━━━ Data extract ━━━

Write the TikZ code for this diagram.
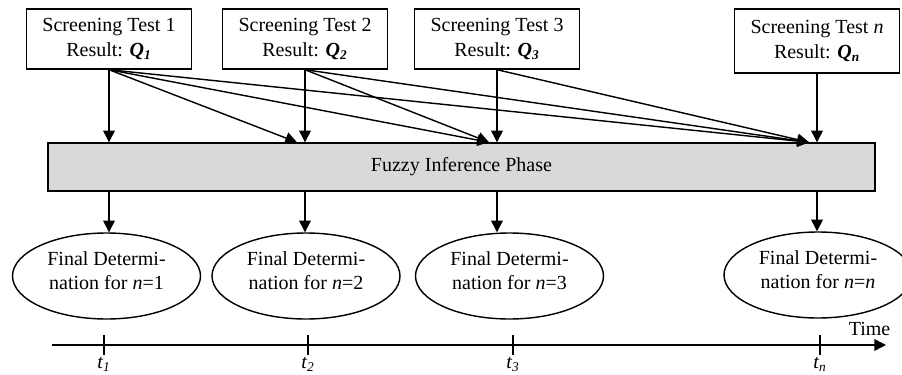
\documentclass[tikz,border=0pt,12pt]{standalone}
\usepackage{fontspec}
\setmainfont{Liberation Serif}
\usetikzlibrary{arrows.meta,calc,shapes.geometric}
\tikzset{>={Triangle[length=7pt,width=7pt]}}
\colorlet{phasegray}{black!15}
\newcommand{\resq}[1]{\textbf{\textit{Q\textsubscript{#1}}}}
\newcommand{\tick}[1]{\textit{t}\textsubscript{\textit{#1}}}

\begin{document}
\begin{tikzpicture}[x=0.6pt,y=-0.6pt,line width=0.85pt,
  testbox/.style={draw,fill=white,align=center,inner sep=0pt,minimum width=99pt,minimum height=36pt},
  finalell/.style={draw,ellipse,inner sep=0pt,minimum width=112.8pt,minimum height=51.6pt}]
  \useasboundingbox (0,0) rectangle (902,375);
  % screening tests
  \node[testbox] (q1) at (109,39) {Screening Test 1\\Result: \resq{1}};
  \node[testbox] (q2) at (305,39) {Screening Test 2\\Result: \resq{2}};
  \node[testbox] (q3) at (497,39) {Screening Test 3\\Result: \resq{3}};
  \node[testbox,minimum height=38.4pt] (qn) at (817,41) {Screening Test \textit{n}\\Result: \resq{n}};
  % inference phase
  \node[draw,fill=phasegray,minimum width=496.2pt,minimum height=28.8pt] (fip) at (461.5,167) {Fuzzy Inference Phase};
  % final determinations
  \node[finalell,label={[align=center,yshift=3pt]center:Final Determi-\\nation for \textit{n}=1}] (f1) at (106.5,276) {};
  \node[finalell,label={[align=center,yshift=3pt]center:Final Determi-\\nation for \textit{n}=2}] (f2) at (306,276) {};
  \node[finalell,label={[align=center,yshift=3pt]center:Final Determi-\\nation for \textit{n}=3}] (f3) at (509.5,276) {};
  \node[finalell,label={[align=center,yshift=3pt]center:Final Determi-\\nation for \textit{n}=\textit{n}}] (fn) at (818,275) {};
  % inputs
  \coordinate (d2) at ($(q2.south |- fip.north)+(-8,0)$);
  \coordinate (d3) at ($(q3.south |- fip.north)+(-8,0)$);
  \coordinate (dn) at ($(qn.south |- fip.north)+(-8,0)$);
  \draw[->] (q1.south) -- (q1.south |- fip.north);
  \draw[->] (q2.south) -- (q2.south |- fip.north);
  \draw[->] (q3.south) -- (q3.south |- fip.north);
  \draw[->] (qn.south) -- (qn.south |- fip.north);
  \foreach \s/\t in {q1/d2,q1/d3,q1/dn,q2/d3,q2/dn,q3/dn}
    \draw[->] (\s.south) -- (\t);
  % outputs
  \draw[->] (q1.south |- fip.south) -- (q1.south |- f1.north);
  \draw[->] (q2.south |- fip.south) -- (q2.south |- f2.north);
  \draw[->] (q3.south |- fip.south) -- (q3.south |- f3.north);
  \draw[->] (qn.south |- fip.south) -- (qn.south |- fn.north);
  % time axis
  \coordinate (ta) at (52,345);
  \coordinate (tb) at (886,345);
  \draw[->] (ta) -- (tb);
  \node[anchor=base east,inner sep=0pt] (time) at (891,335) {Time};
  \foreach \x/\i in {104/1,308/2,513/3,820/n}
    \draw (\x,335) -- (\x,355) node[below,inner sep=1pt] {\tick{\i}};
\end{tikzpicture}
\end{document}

━━━

Print the complete listing exactly, apart from any pictures.

*Task answer*
Write the TikZ code for this diagram.
\documentclass[tikz,border=0pt,12pt]{standalone}
\usepackage{fontspec}
\setmainfont{Liberation Serif}
\usetikzlibrary{arrows.meta,calc,shapes.geometric}
\tikzset{>={Triangle[length=7pt,width=7pt]}}
\colorlet{phasegray}{black!15}
\newcommand{\resq}[1]{\textbf{\textit{Q\textsubscript{#1}}}}
\newcommand{\tick}[1]{\textit{t}\textsubscript{\textit{#1}}}

\begin{document}
\begin{tikzpicture}[x=0.6pt,y=-0.6pt,line width=0.85pt,
  testbox/.style={draw,fill=white,align=center,inner sep=0pt,minimum width=99pt,minimum height=36pt},
  finalell/.style={draw,ellipse,inner sep=0pt,minimum width=112.8pt,minimum height=51.6pt}]
  \useasboundingbox (0,0) rectangle (902,375);
  % screening tests
  \node[testbox] (q1) at (109,39) {Screening Test 1\\Result: \resq{1}};
  \node[testbox] (q2) at (305,39) {Screening Test 2\\Result: \resq{2}};
  \node[testbox] (q3) at (497,39) {Screening Test 3\\Result: \resq{3}};
  \node[testbox,minimum height=38.4pt] (qn) at (817,41) {Screening Test \textit{n}\\Result: \resq{n}};
  % inference phase
  \node[draw,fill=phasegray,minimum width=496.2pt,minimum height=28.8pt] (fip) at (461.5,167) {Fuzzy Inference Phase};
  % final determinations
  \node[finalell,label={[align=center,yshift=3pt]center:Final Determi-\\nation for \textit{n}=1}] (f1) at (106.5,276) {};
  \node[finalell,label={[align=center,yshift=3pt]center:Final Determi-\\nation for \textit{n}=2}] (f2) at (306,276) {};
  \node[finalell,label={[align=center,yshift=3pt]center:Final Determi-\\nation for \textit{n}=3}] (f3) at (509.5,276) {};
  \node[finalell,label={[align=center,yshift=3pt]center:Final Determi-\\nation for \textit{n}=\textit{n}}] (fn) at (818,275) {};
  % inputs
  \coordinate (d2) at ($(q2.south |- fip.north)+(-8,0)$);
  \coordinate (d3) at ($(q3.south |- fip.north)+(-8,0)$);
  \coordinate (dn) at ($(qn.south |- fip.north)+(-8,0)$);
  \draw[->] (q1.south) -- (q1.south |- fip.north);
  \draw[->] (q2.south) -- (q2.south |- fip.north);
  \draw[->] (q3.south) -- (q3.south |- fip.north);
  \draw[->] (qn.south) -- (qn.south |- fip.north);
  \foreach \s/\t in {q1/d2,q1/d3,q1/dn,q2/d3,q2/dn,q3/dn}
    \draw[->] (\s.south) -- (\t);
  % outputs
  \draw[->] (q1.south |- fip.south) -- (q1.south |- f1.north);
  \draw[->] (q2.south |- fip.south) -- (q2.south |- f2.north);
  \draw[->] (q3.south |- fip.south) -- (q3.south |- f3.north);
  \draw[->] (qn.south |- fip.south) -- (qn.south |- fn.north);
  % time axis
  \coordinate (ta) at (52,345);
  \coordinate (tb) at (886,345);
  \draw[->] (ta) -- (tb);
  \node[anchor=base east,inner sep=0pt] (time) at (891,335) {Time};
  \foreach \x/\i in {104/1,308/2,513/3,820/n}
    \draw (\x,335) -- (\x,355) node[below,inner sep=1pt] {\tick{\i}};
\end{tikzpicture}
\end{document}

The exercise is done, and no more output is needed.